Am 6. März erfuhren wir, dass die Krematorien zur Aufnahme der tschechischen Juden vorbereitet werden. Ich eilte zu Fredy Hirsch, um ihm dies mitzuteilen und bat ihn eindringlich zu handeln, da sie ja nichts mehr zu verlieren hätten. Er antwortete mir, er wisse, was seine Pflicht ist. Vor Abend schlich ich wieder zum tschechischen Lager, da erfuhr ich, dass Fredy Hirsch im Sterben liege. Er hat sich mit Luminal vergiftet. Am nächsten Tag, den 7. März 1944 wurde er im bewusstlosen Zustand mit seinen 3.791 Gefährten, die am 7.9.1943 nach Birkenau kamen, mit Lastautos zu den Krematorien gebracht und vergast. Die Jugend fuhr singend in den Tod. Es hat zu unserer größten Enttäuschung keinen Widerstand gegeben. Die Männer des Sonderkommandos, die entschlossen waren, mitzutun, haben vergeblich gewartet.
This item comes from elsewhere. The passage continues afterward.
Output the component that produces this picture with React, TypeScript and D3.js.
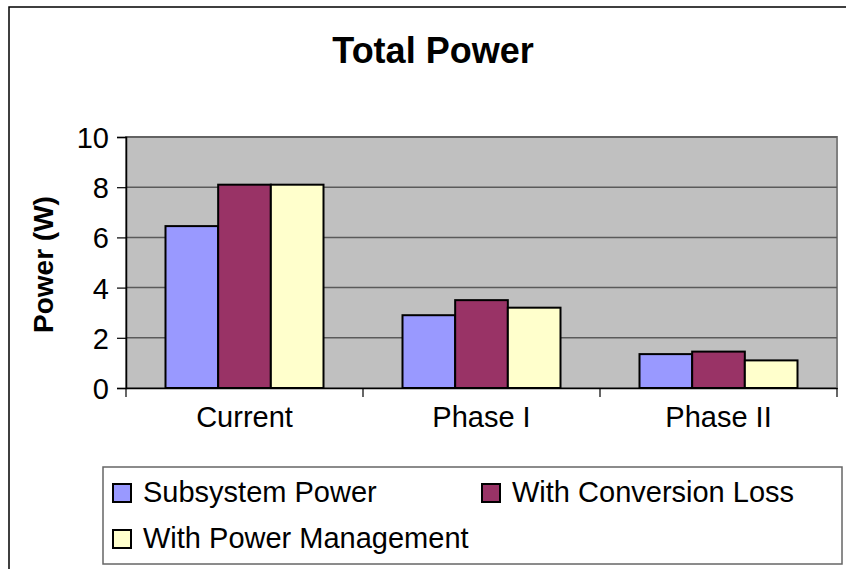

Etwa 500 ältere Personen starben noch während der Quarantänezeit. Nur 11 Zwillingspaare wurden von diesen Juden am Leben gelassen. An diesen Kindern werden in Auschwitz verschiedene medizinische Versuche durchgeführt. Als wir Birkenau verließen, waren diese noch am Leben. Unter den Vergasten befand sich u.a. aus der Slowakei stammend auch Rozsi Fürst aus Sored. Eine Woche vor der Vergasung, also am 1.3.1944 mussten alle Lagerinsassen an ihre Angehörigen im Ausland über ihr Wohlbefinden schreiben. Die Briefe mussten mit dem Datum 23. - 25. März 1944 versehen werden. Es wurde ihnen aufgetragen, Paketsendungen von den Angehörigen im Ausland zu verlangen.